- Records to use
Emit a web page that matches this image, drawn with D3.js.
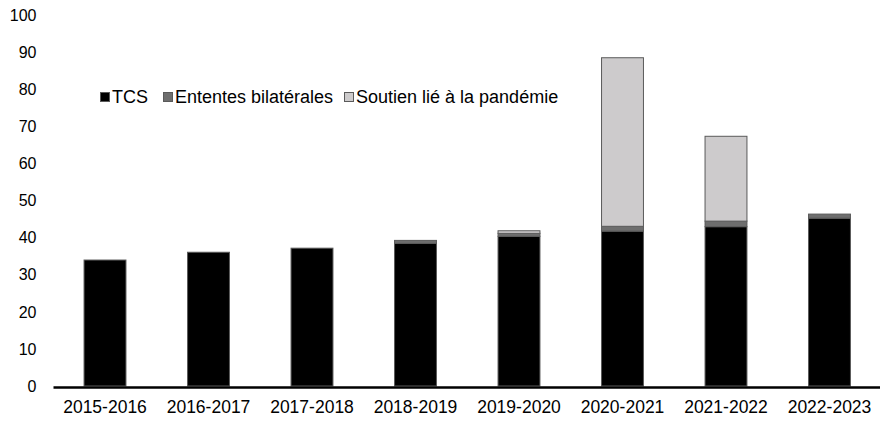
<!DOCTYPE html>
<head>
<meta charset="utf-8">
<title>Transferts</title>
<script src="https://cdnjs.cloudflare.com/ajax/libs/d3/7.8.5/d3.min.js"></script>
<style>
    body { margin: 0; background: #fff; }
    text { font-family: "Liberation Sans", Arial, sans-serif; fill: #000; }
</style>
</head>
<body>
<script>
    // data (milliards $)
    var years = ["2015-2016", "2016-2017", "2017-2018", "2018-2019", "2019-2020", "2020-2021", "2021-2022", "2022-2023"];
    var tcs = [34.0, 36.1, 37.2, 38.5, 40.4, 41.8, 43.0, 45.3];
    var bilaterales = [0, 0, 0, 0.8, 0.8, 1.3, 1.5, 1.1];
    var pandemie = [0, 0, 0, 0, 0.7, 45.5, 22.9, 0];
    var yTicks = [0, 10, 20, 30, 40, 50, 60, 70, 80, 90, 100];

    var keys = ["TCS", "Ententes bilatérales", "Soutien lié à la pandémie"];
    var colors = ["#000000", "#6e6e6e", "#cdcbcc"];

    var width = 880, height = 422;

    var svg = d3.select("body")
                .append("svg")
                .attr("width", width)
                .attr("height", height);

    var rows = years.map(function(d, i) {
        return {year: d, "TCS": tcs[i], "Ententes bilatérales": bilaterales[i], "Soutien lié à la pandémie": pandemie[i]};
    });

    var x = d3.scaleBand()
        .domain(years)
        .range([53, 881.5])
        .paddingInner(0.595)
        .paddingOuter(0.3);

    var y = d3.scaleLinear()
        .domain([0, 100])
        .range([386, 15.5]);

    var z = d3.scaleOrdinal().domain(keys).range(colors);

    var stack = d3.stack().keys(keys)(rows);

    svg.selectAll("g.layer")
        .data(stack)
        .enter()
        .append("g")
        .attr("class", "layer")
        .attr("fill", function(d) { return z(d.key); })
        .selectAll("rect")
        .data(function(d) { return d.filter(function(p) { return p[1] - p[0] > 0; }); })
        .enter()
        .append("rect")
        .attr("x", function(d) { return x(d.data.year); })
        .attr("width", x.bandwidth())
        .attr("y", function(d) { return y(d[1]); })
        .attr("height", function(d) { return y(d[0]) - y(d[1]); })
        .attr("stroke", "#5a5a5a")
        .attr("stroke-width", 1);

    // y axis: labels only
    var axisY = svg.append("g")
        .attr("transform", "translate(36.5,0)")
        .call(d3.axisLeft(y).tickValues(yTicks).tickSize(0).tickPadding(0));
    axisY.select(".domain").remove();
    axisY.selectAll("text")
        .style("font-family", "'Liberation Sans', Arial, sans-serif")
        .style("font-size", "16px")
        .attr("fill", "#000");

    // x axis
    var axisX = svg.append("g")
        .attr("transform", "translate(0,387)")
        .call(d3.axisBottom(x).tickSize(0).tickPadding(14).tickSizeOuter(0));
    axisX.select(".domain")
        .attr("stroke", "#000")
        .attr("stroke-width", 2.5);
    axisX.selectAll("text")
        .style("font-family", "'Liberation Sans', Arial, sans-serif")
        .style("font-size", "17.5px")
        .attr("fill", "#000");

    // legend
    var legendX = [100, 163, 344];
    var legend = svg.append("g").attr("class", "legend");
    legend.selectAll("rect")
        .data(keys)
        .enter()
        .append("rect")
        .attr("x", function(d, i) { return legendX[i] + 0.5; })
        .attr("y", 92.5)
        .attr("width", 9)
        .attr("height", 9)
        .attr("fill", function(d) { return z(d); })
        .attr("stroke", "#5a5a5a")
        .attr("stroke-width", 1);
    legend.selectAll("text")
        .data(keys)
        .enter()
        .append("text")
        .attr("x", function(d, i) { return legendX[i] + 12; })
        .attr("y", 103)
        .style("font-size", "18px")
        .text(function(d) { return d; });
</script>
</body>
</html>
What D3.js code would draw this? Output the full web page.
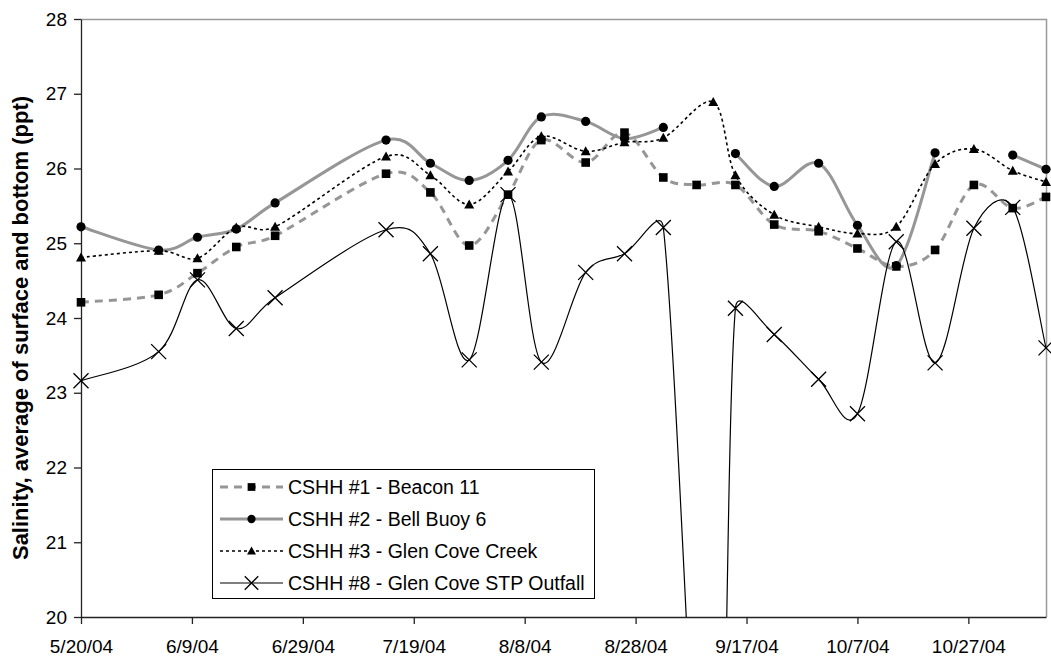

- Brief
Transcribe every entry word for word, but skip the pictures.

- Exercise result
Emit a web page that matches this image, drawn with D3.js.
<!DOCTYPE html>
<head>
<meta charset="utf-8">
<title>Transferts</title>
<script src="https://cdnjs.cloudflare.com/ajax/libs/d3/7.8.5/d3.min.js"></script>
<style>
    body { margin: 0; background: #fff; }
    text { font-family: "Liberation Sans", Arial, sans-serif; fill: #000; }
</style>
</head>
<body>
<script>
    // data (milliards $)
    var years = ["2015-2016", "2016-2017", "2017-2018", "2018-2019", "2019-2020", "2020-2021", "2021-2022", "2022-2023"];
    var tcs = [34.0, 36.1, 37.2, 38.5, 40.4, 41.8, 43.0, 45.3];
    var bilaterales = [0, 0, 0, 0.8, 0.8, 1.3, 1.5, 1.1];
    var pandemie = [0, 0, 0, 0, 0.7, 45.5, 22.9, 0];
    var yTicks = [0, 10, 20, 30, 40, 50, 60, 70, 80, 90, 100];

    var keys = ["TCS", "Ententes bilatérales", "Soutien lié à la pandémie"];
    var colors = ["#000000", "#6e6e6e", "#cdcbcc"];

    var width = 880, height = 422;

    var svg = d3.select("body")
                .append("svg")
                .attr("width", width)
                .attr("height", height);

    var rows = years.map(function(d, i) {
        return {year: d, "TCS": tcs[i], "Ententes bilatérales": bilaterales[i], "Soutien lié à la pandémie": pandemie[i]};
    });

    var x = d3.scaleBand()
        .domain(years)
        .range([53, 881.5])
        .paddingInner(0.595)
        .paddingOuter(0.3);

    var y = d3.scaleLinear()
        .domain([0, 100])
        .range([386, 15.5]);

    var z = d3.scaleOrdinal().domain(keys).range(colors);

    var stack = d3.stack().keys(keys)(rows);

    svg.selectAll("g.layer")
        .data(stack)
        .enter()
        .append("g")
        .attr("class", "layer")
        .attr("fill", function(d) { return z(d.key); })
        .selectAll("rect")
        .data(function(d) { return d.filter(function(p) { return p[1] - p[0] > 0; }); })
        .enter()
        .append("rect")
        .attr("x", function(d) { return x(d.data.year); })
        .attr("width", x.bandwidth())
        .attr("y", function(d) { return y(d[1]); })
        .attr("height", function(d) { return y(d[0]) - y(d[1]); })
        .attr("stroke", "#5a5a5a")
        .attr("stroke-width", 1);

    // y axis: labels only
    var axisY = svg.append("g")
        .attr("transform", "translate(36.5,0)")
        .call(d3.axisLeft(y).tickValues(yTicks).tickSize(0).tickPadding(0));
    axisY.select(".domain").remove();
    axisY.selectAll("text")
        .style("font-family", "'Liberation Sans', Arial, sans-serif")
        .style("font-size", "16px")
        .attr("fill", "#000");

    // x axis
    var axisX = svg.append("g")
        .attr("transform", "translate(0,387)")
        .call(d3.axisBottom(x).tickSize(0).tickPadding(14).tickSizeOuter(0));
    axisX.select(".domain")
        .attr("stroke", "#000")
        .attr("stroke-width", 2.5);
    axisX.selectAll("text")
        .style("font-family", "'Liberation Sans', Arial, sans-serif")
        .style("font-size", "17.5px")
        .attr("fill", "#000");

    // legend
    var legendX = [100, 163, 344];
    var legend = svg.append("g").attr("class", "legend");
    legend.selectAll("rect")
        .data(keys)
        .enter()
        .append("rect")
        .attr("x", function(d, i) { return legendX[i] + 0.5; })
        .attr("y", 92.5)
        .attr("width", 9)
        .attr("height", 9)
        .attr("fill", function(d) { return z(d); })
        .attr("stroke", "#5a5a5a")
        .attr("stroke-width", 1);
    legend.selectAll("text")
        .data(keys)
        .enter()
        .append("text")
        .attr("x", function(d, i) { return legendX[i] + 12; })
        .attr("y", 103)
        .style("font-size", "18px")
        .text(function(d) { return d; });
</script>
</body>
</html>
What D3.js code would draw this? Output the full web page.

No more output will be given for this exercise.